By guest blogger LAURENCE H. WINER, Professor of Law and Faculty Fellow, Center for Law, Science & Technology, Sandra Day O’Connor College of Law, Arizona State University, Tempe, Ariz.
In last week’s Supreme Court oral argument of the “Hillary: the Movie” case, Citizens United v. F.E.C., the government attorney apparently perplexed several of the Justices by the breadth of his argument. His argument, and the responses of some Justices, highlight a crucial aspect of the First Amendment.
Citizens United is a nonprofit corporation that made a 90-minute film sharply critical of Hillary Clinton. During her presidential campaign it wanted to pay cable companies to make the film available to subscribers free via video on demand.
The McCain-Feingold “Bipartisan Campaign Reform Act of 2002” (BCRA), however, bans “electioneering communications.” This ban prohibits a corporation or labor union from using its general treasury funds for any broadcast, cable, or satellite communication that constitutes express advocacy or its functional equivalent regarding a clearly identified federal candidate within a set time prior to an election. Electioneering communications, however, do not include news or commentary by a media company, and the statutory ban does not apply to the print media or the Internet.
We are used to media exceptionalism, at least with regard to broadcasting. That is, throughout its history broadcasting has struggled under a strange First Amendment jurisprudence affording it limited freedom of expression and subjecting it to a panoply of “public interest” obligations that would be constitutional anathemas for any other medium of mass communication.
Political access rules and requirements for children’s educational programming, for example, fall in this public interest category for broadcasting. BCRA strangely perpetuates this dichotomous approach by, on the one hand, in effect covering only “television” (broadcast, cable, and satellite), and at the same time exempting from its reach news and commentary in all media.

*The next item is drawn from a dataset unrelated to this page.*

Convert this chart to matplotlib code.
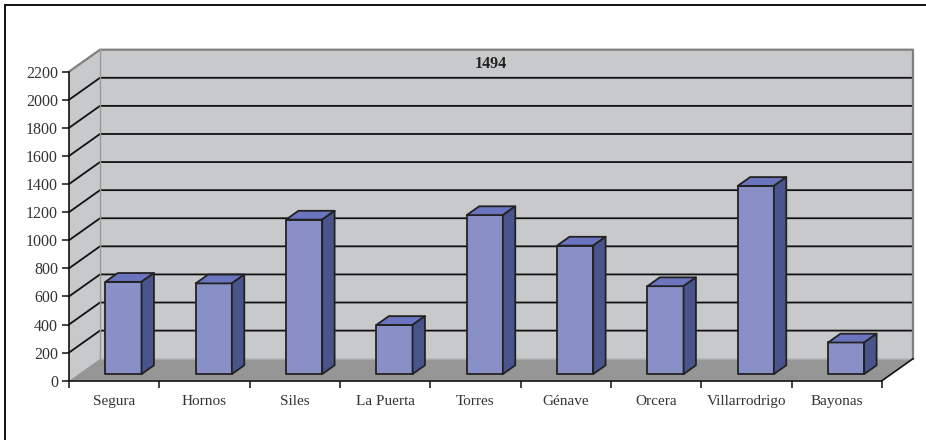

When pressed by the Justices, the government attorney took the position that the Constitution would allow Congress, if it wished, to extend the statutory ban to print media, a book for example. To this, Justice Alito replied, “That’s pretty incredible,” going on to characterize the government’s position as allowing it to ban a book about politics, under an expanded BCRA statute, if published by a corporation close to an election.
Justice Kennedy then demonstrated how bizarre the government’s position is by noting that a book, downloaded by satellite onto a Kindle reader, presumably both would come under the reach of the present statute and, in the government’s view, constitutionally be subject to censorship. Before long Justice Scalia confessed to being “a little disoriented” because he thought the Court was dealing with the constitutional provision, known as the First Amendment, that he remembers as beginning with “Congress shall make no law.”
BCRA’s restriction on political speech in the guise of campaign finance reform is troubling in its own right. What great evil of political propaganda justifies this sort of censorship? But it is good to see members of the Court now “disoriented” by the hopelessly disjointed, media-based approach to First Amendment freedom of expression that the Court itself spawned in the middle of the 20th century and unfortunately maintains in our radically transformed digital era.
These Justices were incredulous that the government would suggest it could extend a regulation of electronic media to print. But the disconnect finally should go just as strongly in the other direction – what is prohibited in regulating print media is also prohibited for all media, including broadcasting.
In recent years, the Federal Communications Commission under former chairman Martin pursued a relentless and unwarranted campaign against so-called “indecency” on broadcast television. The Supreme Court has pending before it a challenge to the Commission’s authority in this area to regulate what no government entity can restrict in any other media. It would be gratifying if in its decision in the next few weeks the Court finally adopts and applies a unitary First Amendment.
Professor Winer is also the Faculty Editor of Jurimetrics.